Supplied entries >>
^^^^^^^^^^^^^^^^
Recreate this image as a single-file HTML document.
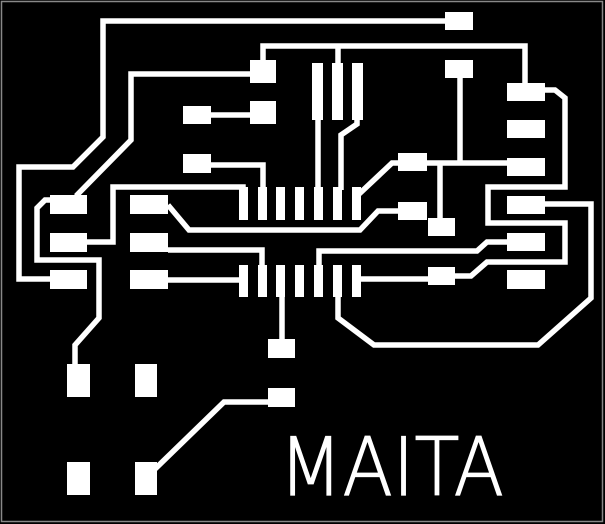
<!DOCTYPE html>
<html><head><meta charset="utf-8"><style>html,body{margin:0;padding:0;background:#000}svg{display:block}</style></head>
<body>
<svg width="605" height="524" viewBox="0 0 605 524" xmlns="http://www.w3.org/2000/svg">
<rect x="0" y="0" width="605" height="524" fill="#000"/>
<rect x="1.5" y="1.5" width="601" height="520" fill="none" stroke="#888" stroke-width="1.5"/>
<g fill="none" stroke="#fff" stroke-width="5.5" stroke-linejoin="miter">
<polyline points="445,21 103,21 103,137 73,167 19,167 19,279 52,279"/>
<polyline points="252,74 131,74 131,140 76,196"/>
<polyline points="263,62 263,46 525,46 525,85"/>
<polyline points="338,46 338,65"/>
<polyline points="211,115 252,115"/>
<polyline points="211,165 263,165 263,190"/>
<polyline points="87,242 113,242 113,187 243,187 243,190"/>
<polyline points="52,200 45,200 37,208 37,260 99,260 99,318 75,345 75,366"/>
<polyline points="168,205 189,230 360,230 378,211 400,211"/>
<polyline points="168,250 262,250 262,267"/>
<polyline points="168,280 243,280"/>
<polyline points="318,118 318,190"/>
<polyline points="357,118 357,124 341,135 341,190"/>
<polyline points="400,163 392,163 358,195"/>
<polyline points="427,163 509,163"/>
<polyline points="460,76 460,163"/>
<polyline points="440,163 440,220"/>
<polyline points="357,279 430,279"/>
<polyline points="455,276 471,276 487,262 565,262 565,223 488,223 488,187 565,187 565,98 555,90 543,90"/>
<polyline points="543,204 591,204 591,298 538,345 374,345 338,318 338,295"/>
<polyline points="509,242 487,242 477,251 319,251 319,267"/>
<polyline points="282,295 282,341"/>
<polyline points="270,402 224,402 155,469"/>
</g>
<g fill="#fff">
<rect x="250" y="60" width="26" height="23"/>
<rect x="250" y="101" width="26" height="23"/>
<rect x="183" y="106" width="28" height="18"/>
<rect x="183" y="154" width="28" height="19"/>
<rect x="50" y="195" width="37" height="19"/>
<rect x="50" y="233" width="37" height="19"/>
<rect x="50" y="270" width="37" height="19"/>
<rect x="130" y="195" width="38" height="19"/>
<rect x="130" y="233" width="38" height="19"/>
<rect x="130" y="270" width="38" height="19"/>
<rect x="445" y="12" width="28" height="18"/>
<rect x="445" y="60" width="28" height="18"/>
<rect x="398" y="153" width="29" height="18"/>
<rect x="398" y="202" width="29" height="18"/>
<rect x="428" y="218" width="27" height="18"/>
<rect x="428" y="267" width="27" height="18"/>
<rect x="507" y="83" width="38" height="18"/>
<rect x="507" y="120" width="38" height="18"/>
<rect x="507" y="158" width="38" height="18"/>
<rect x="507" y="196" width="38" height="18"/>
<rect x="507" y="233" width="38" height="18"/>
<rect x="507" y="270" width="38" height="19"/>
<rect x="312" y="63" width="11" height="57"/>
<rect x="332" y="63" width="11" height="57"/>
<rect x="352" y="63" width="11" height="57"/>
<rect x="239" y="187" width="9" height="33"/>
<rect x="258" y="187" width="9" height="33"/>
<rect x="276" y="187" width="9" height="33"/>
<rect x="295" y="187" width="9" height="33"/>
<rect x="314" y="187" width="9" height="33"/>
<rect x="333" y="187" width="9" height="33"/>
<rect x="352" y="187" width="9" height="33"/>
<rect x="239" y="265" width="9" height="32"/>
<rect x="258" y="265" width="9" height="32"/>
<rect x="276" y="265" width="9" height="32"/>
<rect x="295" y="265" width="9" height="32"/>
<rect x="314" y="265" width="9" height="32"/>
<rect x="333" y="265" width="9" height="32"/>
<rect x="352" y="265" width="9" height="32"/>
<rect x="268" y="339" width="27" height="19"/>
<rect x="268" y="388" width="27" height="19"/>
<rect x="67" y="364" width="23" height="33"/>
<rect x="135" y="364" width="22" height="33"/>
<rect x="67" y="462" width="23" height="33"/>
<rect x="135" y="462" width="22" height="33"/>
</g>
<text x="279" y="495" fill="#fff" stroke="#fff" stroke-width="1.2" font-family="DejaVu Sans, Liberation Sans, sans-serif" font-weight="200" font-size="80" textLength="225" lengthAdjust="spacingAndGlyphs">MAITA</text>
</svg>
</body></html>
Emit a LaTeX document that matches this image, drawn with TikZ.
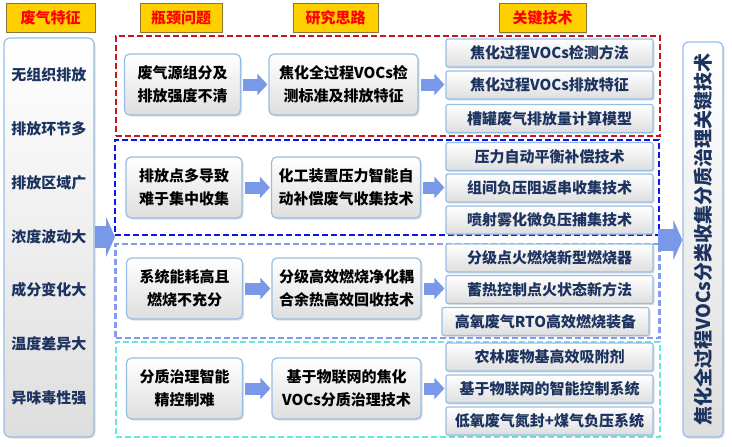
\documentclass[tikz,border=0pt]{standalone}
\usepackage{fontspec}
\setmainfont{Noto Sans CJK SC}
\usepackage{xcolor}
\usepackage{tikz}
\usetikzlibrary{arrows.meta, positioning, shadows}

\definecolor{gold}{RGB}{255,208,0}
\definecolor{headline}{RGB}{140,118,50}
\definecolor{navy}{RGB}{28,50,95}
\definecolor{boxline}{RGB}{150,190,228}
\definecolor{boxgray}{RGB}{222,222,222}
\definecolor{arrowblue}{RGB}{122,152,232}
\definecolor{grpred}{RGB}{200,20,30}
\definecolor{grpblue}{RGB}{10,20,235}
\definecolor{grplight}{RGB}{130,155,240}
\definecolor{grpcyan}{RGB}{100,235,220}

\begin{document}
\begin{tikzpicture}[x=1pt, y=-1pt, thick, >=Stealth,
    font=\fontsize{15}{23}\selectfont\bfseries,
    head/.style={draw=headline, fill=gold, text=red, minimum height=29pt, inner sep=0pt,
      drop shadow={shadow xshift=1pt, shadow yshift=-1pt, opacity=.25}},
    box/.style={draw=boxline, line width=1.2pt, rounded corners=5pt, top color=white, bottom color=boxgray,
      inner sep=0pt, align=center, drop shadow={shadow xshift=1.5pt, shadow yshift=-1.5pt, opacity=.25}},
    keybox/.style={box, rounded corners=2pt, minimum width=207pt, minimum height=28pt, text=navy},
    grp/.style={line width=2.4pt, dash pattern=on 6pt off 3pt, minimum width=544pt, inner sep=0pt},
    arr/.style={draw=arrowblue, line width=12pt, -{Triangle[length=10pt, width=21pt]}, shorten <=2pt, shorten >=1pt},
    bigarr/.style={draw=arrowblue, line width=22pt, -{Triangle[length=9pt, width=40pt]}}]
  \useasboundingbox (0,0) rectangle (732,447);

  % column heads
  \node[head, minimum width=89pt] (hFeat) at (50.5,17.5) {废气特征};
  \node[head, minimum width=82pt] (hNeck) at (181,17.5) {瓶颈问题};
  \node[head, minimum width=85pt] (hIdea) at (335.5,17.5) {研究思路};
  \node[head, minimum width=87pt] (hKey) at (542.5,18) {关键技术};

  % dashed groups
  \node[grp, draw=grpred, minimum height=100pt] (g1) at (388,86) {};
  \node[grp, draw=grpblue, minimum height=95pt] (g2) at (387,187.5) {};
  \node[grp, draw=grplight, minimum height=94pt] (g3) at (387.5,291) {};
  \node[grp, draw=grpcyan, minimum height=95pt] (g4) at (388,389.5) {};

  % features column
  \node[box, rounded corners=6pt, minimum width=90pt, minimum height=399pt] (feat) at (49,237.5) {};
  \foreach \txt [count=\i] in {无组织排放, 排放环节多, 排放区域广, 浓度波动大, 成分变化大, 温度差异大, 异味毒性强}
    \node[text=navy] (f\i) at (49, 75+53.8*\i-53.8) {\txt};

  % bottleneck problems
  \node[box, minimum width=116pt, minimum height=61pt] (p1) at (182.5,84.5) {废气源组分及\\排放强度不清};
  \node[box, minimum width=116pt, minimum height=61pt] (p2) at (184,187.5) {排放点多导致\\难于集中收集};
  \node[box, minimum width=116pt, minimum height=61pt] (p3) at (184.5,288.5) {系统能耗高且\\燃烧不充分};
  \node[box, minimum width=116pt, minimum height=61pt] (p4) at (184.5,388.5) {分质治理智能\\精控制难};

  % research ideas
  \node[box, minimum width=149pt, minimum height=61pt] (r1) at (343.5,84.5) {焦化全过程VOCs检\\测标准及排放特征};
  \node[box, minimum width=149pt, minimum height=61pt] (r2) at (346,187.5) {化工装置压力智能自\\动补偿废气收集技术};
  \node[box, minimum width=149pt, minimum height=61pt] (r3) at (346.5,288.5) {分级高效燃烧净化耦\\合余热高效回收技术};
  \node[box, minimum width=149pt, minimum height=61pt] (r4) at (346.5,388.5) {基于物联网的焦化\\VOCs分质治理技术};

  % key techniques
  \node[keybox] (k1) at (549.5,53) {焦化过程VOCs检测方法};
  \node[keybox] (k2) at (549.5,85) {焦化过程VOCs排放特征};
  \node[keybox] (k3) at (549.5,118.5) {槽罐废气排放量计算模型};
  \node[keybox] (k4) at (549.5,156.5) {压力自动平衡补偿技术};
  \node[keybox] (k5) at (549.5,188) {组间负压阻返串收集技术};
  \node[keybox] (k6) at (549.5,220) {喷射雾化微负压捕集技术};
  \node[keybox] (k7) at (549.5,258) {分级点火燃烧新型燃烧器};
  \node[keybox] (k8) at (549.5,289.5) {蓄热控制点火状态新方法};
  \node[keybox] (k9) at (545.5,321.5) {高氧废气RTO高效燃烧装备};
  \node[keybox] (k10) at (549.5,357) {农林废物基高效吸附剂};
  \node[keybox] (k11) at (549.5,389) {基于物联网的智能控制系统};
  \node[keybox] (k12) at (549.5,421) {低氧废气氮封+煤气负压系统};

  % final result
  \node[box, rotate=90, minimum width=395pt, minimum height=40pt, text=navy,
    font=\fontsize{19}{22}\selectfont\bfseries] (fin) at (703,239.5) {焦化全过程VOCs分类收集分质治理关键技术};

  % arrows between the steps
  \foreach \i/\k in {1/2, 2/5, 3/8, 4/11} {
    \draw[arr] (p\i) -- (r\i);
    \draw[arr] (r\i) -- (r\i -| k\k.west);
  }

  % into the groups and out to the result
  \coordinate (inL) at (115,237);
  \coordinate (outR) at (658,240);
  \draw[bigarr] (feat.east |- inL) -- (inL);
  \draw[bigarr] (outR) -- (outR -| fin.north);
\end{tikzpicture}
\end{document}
^^^^^^^^^^^^^^^^
Copy the part that starts at the line with "Emit a LaTeX" and finishes at the line with "(0,0) rectangle (732,447);", both included, and nothing more. Pictures are left out.

Emit a LaTeX document that matches this image, drawn with TikZ.
\documentclass[tikz,border=0pt]{standalone}
\usepackage{fontspec}
\setmainfont{Noto Sans CJK SC}
\usepackage{xcolor}
\usepackage{tikz}
\usetikzlibrary{arrows.meta, positioning, shadows}

\definecolor{gold}{RGB}{255,208,0}
\definecolor{headline}{RGB}{140,118,50}
\definecolor{navy}{RGB}{28,50,95}
\definecolor{boxline}{RGB}{150,190,228}
\definecolor{boxgray}{RGB}{222,222,222}
\definecolor{arrowblue}{RGB}{122,152,232}
\definecolor{grpred}{RGB}{200,20,30}
\definecolor{grpblue}{RGB}{10,20,235}
\definecolor{grplight}{RGB}{130,155,240}
\definecolor{grpcyan}{RGB}{100,235,220}

\begin{document}
\begin{tikzpicture}[x=1pt, y=-1pt, thick, >=Stealth,
    font=\fontsize{15}{23}\selectfont\bfseries,
    head/.style={draw=headline, fill=gold, text=red, minimum height=29pt, inner sep=0pt,
      drop shadow={shadow xshift=1pt, shadow yshift=-1pt, opacity=.25}},
    box/.style={draw=boxline, line width=1.2pt, rounded corners=5pt, top color=white, bottom color=boxgray,
      inner sep=0pt, align=center, drop shadow={shadow xshift=1.5pt, shadow yshift=-1.5pt, opacity=.25}},
    keybox/.style={box, rounded corners=2pt, minimum width=207pt, minimum height=28pt, text=navy},
    grp/.style={line width=2.4pt, dash pattern=on 6pt off 3pt, minimum width=544pt, inner sep=0pt},
    arr/.style={draw=arrowblue, line width=12pt, -{Triangle[length=10pt, width=21pt]}, shorten <=2pt, shorten >=1pt},
    bigarr/.style={draw=arrowblue, line width=22pt, -{Triangle[length=9pt, width=40pt]}}]
  \useasboundingbox (0,0) rectangle (732,447);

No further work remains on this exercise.